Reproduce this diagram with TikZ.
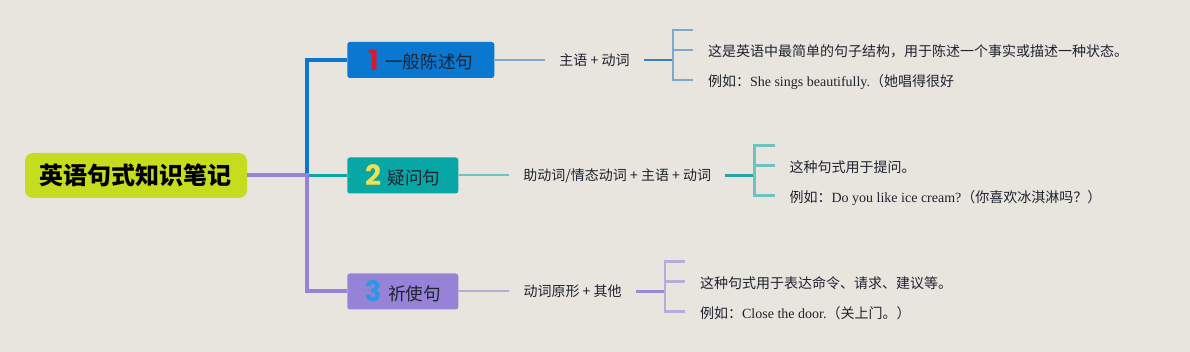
\documentclass[tikz,border=0pt]{standalone}
\usepackage{fontspec}
\usepackage{xcolor}
\usepackage{tikz}
\usetikzlibrary{positioning,calc}
\setmainfont{Noto Sans CJK SC}
\newfontfamily\enfont{Liberation Serif}
\newfontfamily\digfont{Poppins}
\definecolor{paper}{HTML}{E8E5DE}
\definecolor{lime}{HTML}{C6DC1E}
\definecolor{blueb}{HTML}{0A78D0}
\definecolor{tealb}{HTML}{09A6A6}
\definecolor{purpb}{HTML}{9683D8}
\definecolor{digr}{HTML}{D9192B}
\definecolor{digy}{HTML}{F2E04E}
\definecolor{digb}{HTML}{2A98E2}
\definecolor{ink}{HTML}{1E2330}
\definecolor{lnblue}{HTML}{7DA7CE}
\definecolor{lnbluek}{HTML}{3A80C0}
\definecolor{lnteal}{HTML}{6FC2C2}
\definecolor{lntealk}{HTML}{27A5A5}
\definecolor{lnpurp}{HTML}{B7ADDD}
\definecolor{lnpurpk}{HTML}{9A8AD4}
\newcommand\en[1]{{\enfont #1}}
\newcommand\bnum[2]{\raisebox{-1.1pt}{\digfont\bfseries\fontsize{21pt}{21pt}\selectfont\color{#1}#2}\hspace{5pt}}

\begin{document}
\begin{tikzpicture}[
   x=0.75pt,y=-0.75pt,
   font=\fontsize{10.5pt}{12pt}\selectfont,
   node distance=38pt,
   topic/.style ={fill=lime,rounded corners=6pt,minimum width=166.5pt,minimum height=33.75pt,font=\fontsize{18pt}{20pt}\selectfont\bfseries},
   branch/.style={rounded corners=2pt,minimum height=27pt,minimum width=83.25pt,inner xsep=13pt,anchor=west,text=ink,font=\fontsize{13.2pt}{15pt}\selectfont},
   rule/.style  ={inner xsep=10.5pt,inner ysep=2pt,text=ink},
   leaf/.style  ={inner xsep=11pt,inner ysep=2pt,text height=11.6pt,text depth=1.5pt,anchor=west,text=ink},
   trunk/.style ={line width=3pt},
   thin/.style  ={line width=1.5pt},
   stem/.style  ={line width=2.2pt},
   brk/.style   ={line width=1.8pt}
  ]
  \useasboundingbox[fill=paper] (0,0) rectangle (1190,352);

  % root
  \node[topic] (root) at (136,175.5) {英语句式知识笔记};
  \coordinate (fork) at (307,175.5);

  % branches
  \node[branch,fill=blueb,minimum width=110.25pt] (b1) at (347,60) {\bnum{digr}{1}一般陈述句};
  \node[branch,fill=tealb] (b2) at (347,175.5) {\bnum{digy}{2}疑问句};
  \node[branch,fill=purpb] (b3) at (347,291.5) {\bnum{digb}{3}祈使句};

  % rules
  \node[rule,right=of b1] (s1) {主语 + 动词};
  \node[rule,right=of b2] (s2) {助动词/情态动词 + 主语 + 动词};
  \node[rule,right=of b3] (s3) {动词原形 + 其他};
  \coordinate[right=22pt of s1] (k1);
  \coordinate[right=22pt of s2] (k2);
  \coordinate[right=22pt of s3] (k3);

  % notes
  \coordinate (e1) at ($(k1)+(20,-30)$);
  \node[leaf] (n1a) at ($(k1)+(20,-10)$) {这是英语中最简单的句子结构，用于陈述一个事实或描述一种状态。};
  \node[leaf] (n1b) at ($(k1)+(20,20)$) {例如：\en{She sings beautifully.}（她唱得很好};
  \coordinate (e2) at ($(k2)+(20,-30)$);
  \node[leaf] (n2a) at ($(k2)+(20,-10)$) {这种句式用于提问。};
  \node[leaf] (n2b) at ($(k2)+(20,20)$) {例如：\en{Do you like ice cream?}（你喜欢冰淇淋吗？）};
  \coordinate (e3) at ($(k3)+(20,-30)$);
  \node[leaf] (n3a) at ($(k3)+(20,-10)$) {这种句式用于表达命令、请求、建议等。};
  \node[leaf] (n3b) at ($(k3)+(20,20)$) {例如：\en{Close the door.}（关上门。）};

  \draw[trunk,blueb] (fork) |- (b1.west);
  \draw[stem,tealb] (fork) -- (b2.west);
  \draw[trunk,purpb] (root.east) -- (fork) |- (b3.west);

  \draw[thin,lnblue] (b1.east) -- (s1.west);
  \draw[stem,lnbluek] (s1.east) -- (k1);
  \draw[brk,lnblue] (k1) |- (e1);
  \draw[brk,lnblue] (k1) |- (n1a.west);
  \draw[brk,lnblue] (k1) |- (n1b.west);

  \draw[thin,lnteal] (b2.east) -- (s2.west);
  \draw[stem,lntealk] (s2.east) -- (k2);
  \draw[brk,lnteal] (k2) |- (e2);
  \draw[brk,lnteal] (k2) |- (n2a.west);
  \draw[brk,lnteal] (k2) |- (n2b.west);

  \draw[thin,lnpurp] (b3.east) -- (s3.west);
  \draw[stem,lnpurpk] (s3.east) -- (k3);
  \draw[brk,lnpurp] (k3) |- (e3);
  \draw[brk,lnpurp] (k3) |- (n3a.west);
  \draw[brk,lnpurp] (k3) |- (n3b.west);
\end{tikzpicture}
\end{document}
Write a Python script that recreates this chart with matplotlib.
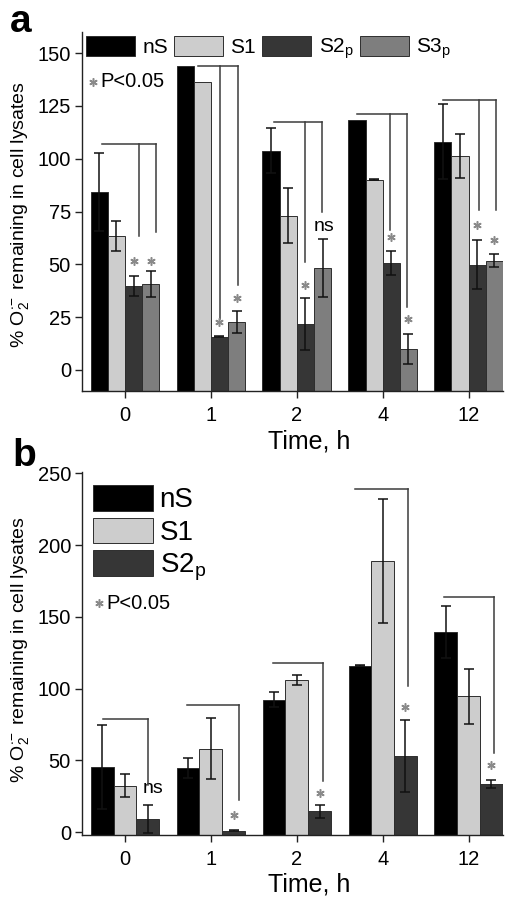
import matplotlib
matplotlib.use('Agg')
import matplotlib.pyplot as plt
import numpy as np

plt.rcParams['font.family'] = ['Liberation Sans', 'DejaVu Sans']
plt.rcParams['mathtext.fontset'] = 'custom'
plt.rcParams['mathtext.rm'] = 'Liberation Sans'
plt.rcParams['mathtext.it'] = 'Liberation Sans:italic'
plt.rcParams['mathtext.bf'] = 'Liberation Sans:bold'

times = ['0', '1', '2', '4', '12']

# panel a: four preparations
a_labels = ['nS', 'S1', r'S2$_\mathregular{p}$', r'S3$_\mathregular{p}$']
a_nS = [84.4, 143.7, 103.8, 118.3, 108.0]
a_nS_err = [18.4, 0.0, 10.8, 0.0, 17.7]
a_S1 = [63.5, 136.3, 73.0, 90.0, 101.3]
a_S1_err = [7.0, 0.0, 13.0, 0.3, 10.6]
a_S2 = [39.8, 15.7, 21.6, 50.7, 49.9]
a_S2_err = [4.8, 0.3, 12.4, 5.7, 11.8]
a_S3 = [40.7, 22.8, 48.3, 9.8, 51.7]
a_S3_err = [6.0, 5.2, 13.7, 7.0, 3.0]
# significance brackets (top, lower ends at S2 / S3) and asterisk heights
a_br_top = [106.9, 143.7, 117.2, 121.1, 128.0]
a_br_end_S2 = [63.5, 24.2, 51.0, 66.4, 75.5]
a_br_end_S3 = [65.4, 40.0, 75.0, 29.7, 75.8]
a_star_S2 = [51.4, 22.5, 40.0, 62.7, 68.7]
a_star_S3 = [51.4, 34.2, None, 23.9, 61.7]
a_ns_S3 = [None, None, 68.0, None, None]

# panel b: three preparations
b_labels = ['nS', 'S1', r'S2$_\mathregular{p}$']
b_nS = [45.3, 44.9, 92.3, 116.0, 139.5]
b_nS_err = [29.2, 7.0, 5.2, 0.3, 18.3]
b_S1 = [32.5, 58.2, 105.9, 189.0, 94.7]
b_S1_err = [8.0, 21.0, 3.5, 43.5, 19.0]
b_S2 = [9.1, 1.0, 14.5, 53.0, 33.6]
b_S2_err = [9.5, 0.3, 4.5, 25.0, 2.7]
b_br_top = [78.8, 88.6, 118.0, 238.9, 164.0]
b_br_end = [33.0, 22.6, 35.5, 102.0, 55.4]
b_star = [None, 12.1, 27.0, 87.0, 46.5]
b_ns = [30.4, None, None, None, None]

colors_a = ['#000000', '#cdcdcd', '#363636', '#7e7e7e']
colors_b = ['#000000', '#cdcdcd', '#363636']
edge = '#2e2e2e'
line_c = '#3c3c3c'
star_c = '#8a8a8a'

# small offsets of the bracket lines (in bar widths)
a_start_shift = [0.18, 0.75, 0.18, 0.0, 0.0]
a_vert_shift = [0.3, 0.05, -0.05, -0.09, 0.09]
b_start_shift = [0.03, -0.07, -0.03, -0.22, -0.1]
b_vert_shift = [0.03, 0.25, 0.16, 0.11, 0.1]

x = np.arange(len(times))


def style_axes(ax, ymin, ymax, yticks):
    ax.set_xlim(-0.5, 4.4)
    ax.set_ylim(ymin, ymax)
    ax.set_xticks(x)
    ax.set_xticklabels(times)
    ax.set_yticks(yticks)
    for s in ['top', 'right']:
        ax.spines[s].set_visible(False)
    for s in ['left', 'bottom']:
        ax.spines[s].set_linewidth(1.0)
        ax.spines[s].set_color('#222222')
    ax.tick_params(direction='out', length=5, width=1.0, color='#222222',
                   labelsize=14.5, pad=3)
    ax.tick_params(axis='x', length=5, pad=6)
    ax.set_xlabel('Time, h', fontsize=18, va='top')
    ax.set_ylabel(r'% O$_\mathregular{2}^{\bullet\!-}$ remaining in cell lysates',
                  fontsize=14)


def draw_bars(ax, vals, errs, colors, labels, w, ymin):
    offs = (np.arange(len(vals)) - (len(vals) - 1) / 2.0) * w
    for k in range(len(vals)):
        v = np.array(vals[k])
        e = np.array(errs[k])
        ax.bar(x + offs[k], v - ymin, w, bottom=ymin, color=colors[k],
               edgecolor=edge, linewidth=0.7, label=labels[k], zorder=2)
        has = e > 0
        ax.errorbar((x + offs[k])[has], v[has], yerr=e[has], fmt='none',
                    ecolor='#111111', elinewidth=1.1, capsize=3.5,
                    capthick=1.1, zorder=3)
    return offs


def star(ax, xs, ys, **kw):
    ax.plot(xs, ys, linestyle='none', marker=(6, 2, 0), ms=6, mew=1.1,
            color=star_c, zorder=4, clip_on=False, **kw)


fig = plt.figure(figsize=(5.25, 9.07), dpi=100)

# ---------------- panel a ----------------
ax = fig.add_axes([82 / 525, 1 - 391 / 907, 421 / 525, 359 / 907])
w_a = 0.2
a_ymin = -10
offs = draw_bars(ax, [a_nS, a_S1, a_S2, a_S3],
                 [a_nS_err, a_S1_err, a_S2_err, a_S3_err],
                 colors_a, a_labels, w_a, a_ymin)
for i in range(len(times)):
    x0 = x[i] + offs[0] + a_start_shift[i] * w_a
    x2 = x[i] + offs[2] + a_vert_shift[i] * w_a
    x3 = x[i] + offs[3] + a_vert_shift[i] * w_a
    ax.plot([x0, x3], [a_br_top[i], a_br_top[i]], color=line_c, lw=1.1, zorder=4)
    ax.plot([x2, x2], [a_br_top[i], a_br_end_S2[i]], color=line_c, lw=1.1, zorder=4)
    ax.plot([x3, x3], [a_br_top[i], a_br_end_S3[i]], color=line_c, lw=1.1, zorder=4)
    star(ax, [x[i] + offs[2]], [a_star_S2[i]])
    if a_star_S3[i] is not None:
        star(ax, [x[i] + offs[3]], [a_star_S3[i]])
    if a_ns_S3[i] is not None:
        ax.text(x[i] + offs[3] + 0.02, a_ns_S3[i], 'ns', fontsize=14,
                ha='center', va='center')
style_axes(ax, a_ymin, 160, [0, 25, 50, 75, 100, 125, 150])
ax.xaxis.set_label_coords(0.54, -0.106)
ax.yaxis.set_label_coords(-0.12, 0.49)
ax.legend(loc='upper left', bbox_to_anchor=(0.0095, 0.99), ncol=4, frameon=False,
          fontsize=15, borderpad=0, borderaxespad=0, handlelength=2.35,
          handleheight=1.15, handletextpad=0.35, columnspacing=0.3)
star(ax, [0.027], [0.862], transform=ax.transAxes)
ax.text(0.044, 0.862, 'P<0.05', fontsize=14.5, transform=ax.transAxes,
        ha='left', va='center')
fig.text(10 / 525, 1 - 32 / 907, 'a', fontsize=28, fontweight='bold',
         ha='left', va='baseline')

# ---------------- panel b ----------------
ax = fig.add_axes([82 / 525, 1 - 835 / 907, 421 / 525, 363 / 907])
w_b = 0.265
b_ymin = -2
offs = draw_bars(ax, [b_nS, b_S1, b_S2], [b_nS_err, b_S1_err, b_S2_err],
                 colors_b, b_labels, w_b, b_ymin)
for i in range(len(times)):
    x0 = x[i] + offs[0] + b_start_shift[i] * w_b
    x2 = x[i] + offs[2] + b_vert_shift[i] * w_b
    ax.plot([x0, x2], [b_br_top[i], b_br_top[i]], color=line_c, lw=1.1, zorder=4)
    ax.plot([x2, x2], [b_br_top[i], b_br_end[i]], color=line_c, lw=1.1, zorder=4)
    if b_star[i] is not None:
        star(ax, [x[i] + offs[2]], [b_star[i]])
    if b_ns[i] is not None:
        ax.text(x[i] + offs[2] + 0.06, b_ns[i], 'ns', fontsize=14,
                ha='center', va='center')
style_axes(ax, b_ymin, 251, [0, 50, 100, 150, 200, 250])
ax.xaxis.set_label_coords(0.54, -0.103)
ax.yaxis.set_label_coords(-0.12, 0.51)
ax.legend(loc='upper left', bbox_to_anchor=(0.026, 0.964), ncol=1, frameon=False,
          fontsize=20, borderpad=0, borderaxespad=0, handlelength=2.15,
          handleheight=1.05, handletextpad=0.25, labelspacing=0.15)
star(ax, [0.04], [0.639], transform=ax.transAxes)
ax.text(0.058, 0.639, 'P<0.05', fontsize=14.5, transform=ax.transAxes,
        ha='left', va='center')
fig.text(12 / 525, 1 - 466 / 907, 'b', fontsize=28, fontweight='bold',
         ha='left', va='baseline')

fig.savefig('out.png', dpi=100)
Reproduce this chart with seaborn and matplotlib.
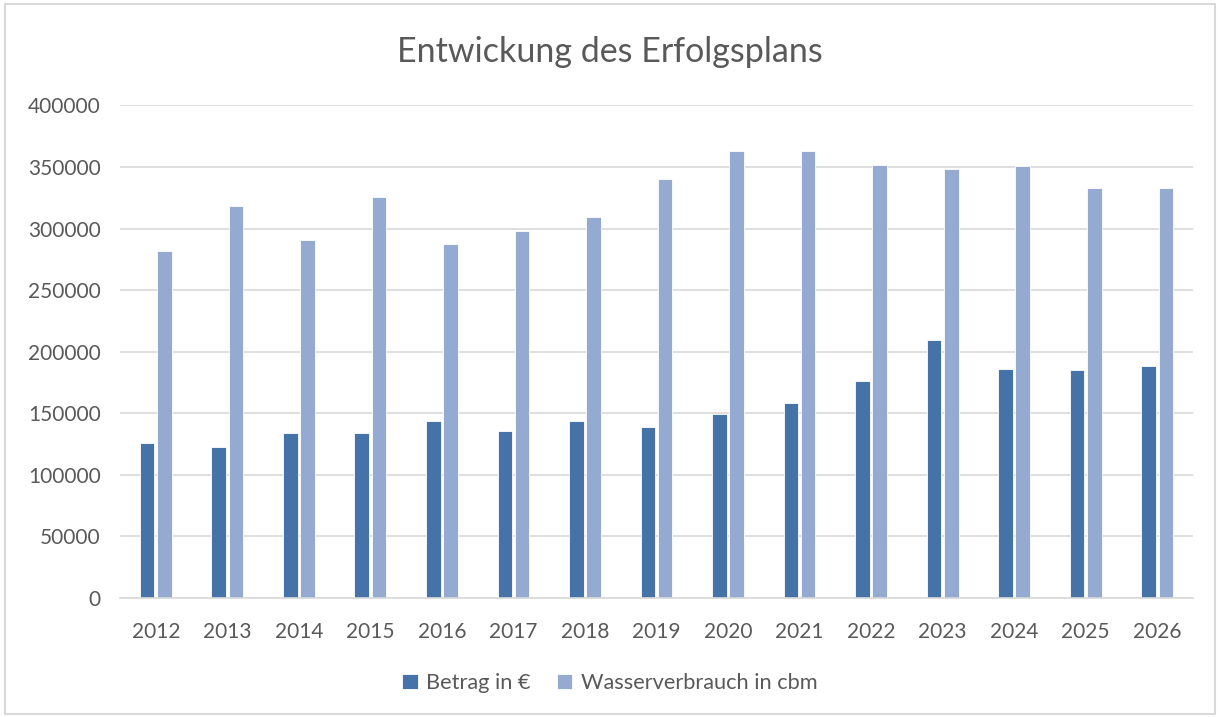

──────────────────────────────

* **Problem requirements**
Transcribe exactly the lines between the one containing "Write a Python" and the one containing "import numpy as np", counting both ends. Pictures are not copied.

* **Task result**
Write a Python script that recreates this chart with matplotlib.
import matplotlib
matplotlib.use('Agg')
import matplotlib.pyplot as plt
import numpy as np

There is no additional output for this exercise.